Fox hunt meets for final time after 250 years
One of Scotland's oldest fox hunts has announced it has come to an end after more than 250 years.
After meeting regularly since 1771, the Lanarkshire and Renfrewshire Foxhounds held their final meet at their base in Houston last weekend.
A new law that tightened restrictions around hunting with dogs came into force three days later.
The group said increasing urbanisation and a lack of accessible rural land had made keeping its hounds "unviable".
And it said discussions around the future of their foxhounds had been "ongoing for many years", before the Hunting with Dogs (Scotland) Bill was introduced.
It is understood the hounds will be sent to other kennels and the group will continue to operate as a hunt club - holding point-to-point horse races and other social events.
The end of the fox hunts were welcomed by anti-hunting groups.
The Glasgow Hunt Sabs, who have regularly tried to sabotage the Renfrewshire hunt, called the news a "seismic victory".
A spokesperson said: "Clearly the restrictions in place were not workable and as a result, the hunt have thrown in the towel."
But Polly Portwin, director of the campaign for hunting at the Countryside Alliance, said the decision was "logical and sensible" as costs rise and available land disappears.
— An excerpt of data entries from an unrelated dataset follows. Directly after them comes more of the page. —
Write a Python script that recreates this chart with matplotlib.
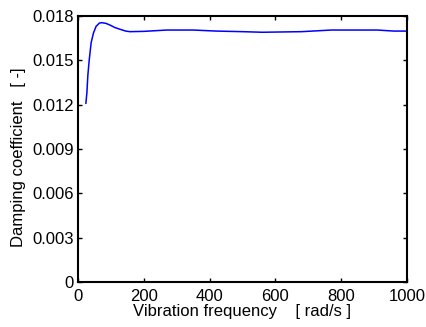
import matplotlib
matplotlib.use("Agg")
import matplotlib.pyplot as plt

plt.rcParams['font.family'] = ['Liberation Sans', 'DejaVu Sans']

frequency = [24, 27, 30, 34, 40, 47, 55, 65, 72, 85, 97, 112, 128, 145, 158,
             200, 270, 350, 420, 500, 560, 680, 770, 910, 960, 1000]
damping = [0.0121, 0.0128, 0.0140, 0.0150, 0.0162, 0.01685, 0.0173, 0.01752,
           0.01755, 0.0175, 0.01739, 0.01722, 0.0171, 0.01698, 0.01694,
           0.01696, 0.01705, 0.01705, 0.01698, 0.01694, 0.0169, 0.01694,
           0.01705, 0.01705, 0.01698, 0.01698]

x_ticks = [0, 200, 400, 600, 800, 1000]
y_ticks = [0, 0.003, 0.006, 0.009, 0.012, 0.015, 0.018]
y_tick_labels = ['0', '0.003', '0.006', '0.009', '0.012', '0.015', '0.018']

fig = plt.figure(figsize=(4.27, 3.27), dpi=100)
ax = fig.add_axes([78 / 427, 1 - 282 / 327, 329 / 427, 266 / 327])

ax.plot(frequency, damping, color='#0000ff', linewidth=1.1)

ax.set_xlim(0, 1000)
ax.set_ylim(0, 0.018)
ax.set_xticks(x_ticks)
ax.set_yticks(y_ticks)
ax.set_yticklabels(y_tick_labels)

ax.tick_params(direction='in', length=3, width=1, top=True, right=True,
               labelsize=12, colors='black')
ax.tick_params(axis='x', pad=5)
ax.tick_params(axis='y', pad=3)
for spine in ax.spines.values():
    spine.set_linewidth(1.5)

ax.set_xlabel('Vibration frequency    [ rad/s ]', fontsize=12, labelpad=0)
ax.set_ylabel('Damping coefficient   [ -]', fontsize=12)
ax.yaxis.set_label_coords(-0.157, 0.47)

fig.savefig('out.png', dpi=100)
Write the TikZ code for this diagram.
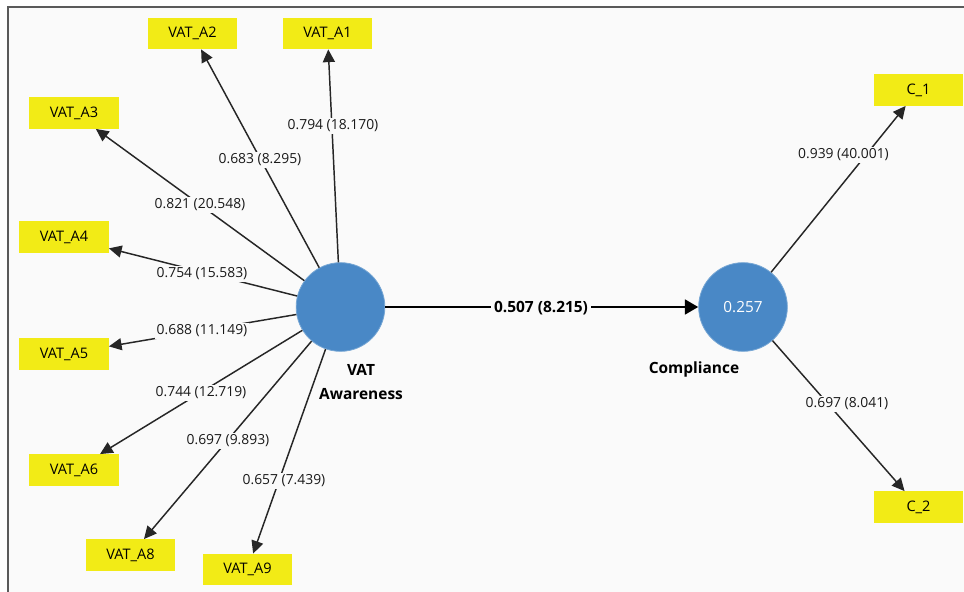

She added: "Hunting has always adapted to changes, be it farming practices or other factors out of their control, so mergers and country-sharing remain fundamental to the future of hunting."
In a social media post after its final foxhound meet, Lanarkshire and Renfrewshire Hunt thanked local supporters, farmers, and landowners.
They said: "It is a labour of love with long hours and for little pay. We do it because it is our heritage and we do it for the love of the countryside and for our love of the hounds."
It is the second hunting announcement in recent weeks, after Fife Foxhounds said they were disbanding for "financial" reasons.
The Hunting with Dogs (Scotland) Bill came into force on Tuesday when it became an Act, replacing previous legislation.
Twenty years on from the fox hunting ban, the new legislation tightens the curbs so that hunters can no longer use packs of hounds to flush out wild mammals unless they have a licence.
It has made it illegal to chase and kill a wild mammal using a dog. Trail hunting, where a dog is used to find and follow an animal-based scent, has also been outlawed.
The original legislation allowed dogs to flush foxes out from cover as long as they were then shot, and that the hunt was being held to protect livestock, ground-nesting birds or prevent the spread of disease.
The key change is that no more than two dogs can be used to stalk or flush out animals from cover unless a licence has been granted.
Farmers, land managers and conservation groups warned that some terrains would make hunting with only two dogs impossible.
But animal welfare campaigners are worried that a licensing scheme will create a loophole in the new law.
Scottish SPCA chief superintendent Mike Flynn said: "Hunting for sport should be consigned to history and that is why we've long called for loopholes in Scotland's hunting legislation to be addressed.
"This Act is a massive step in the right direction."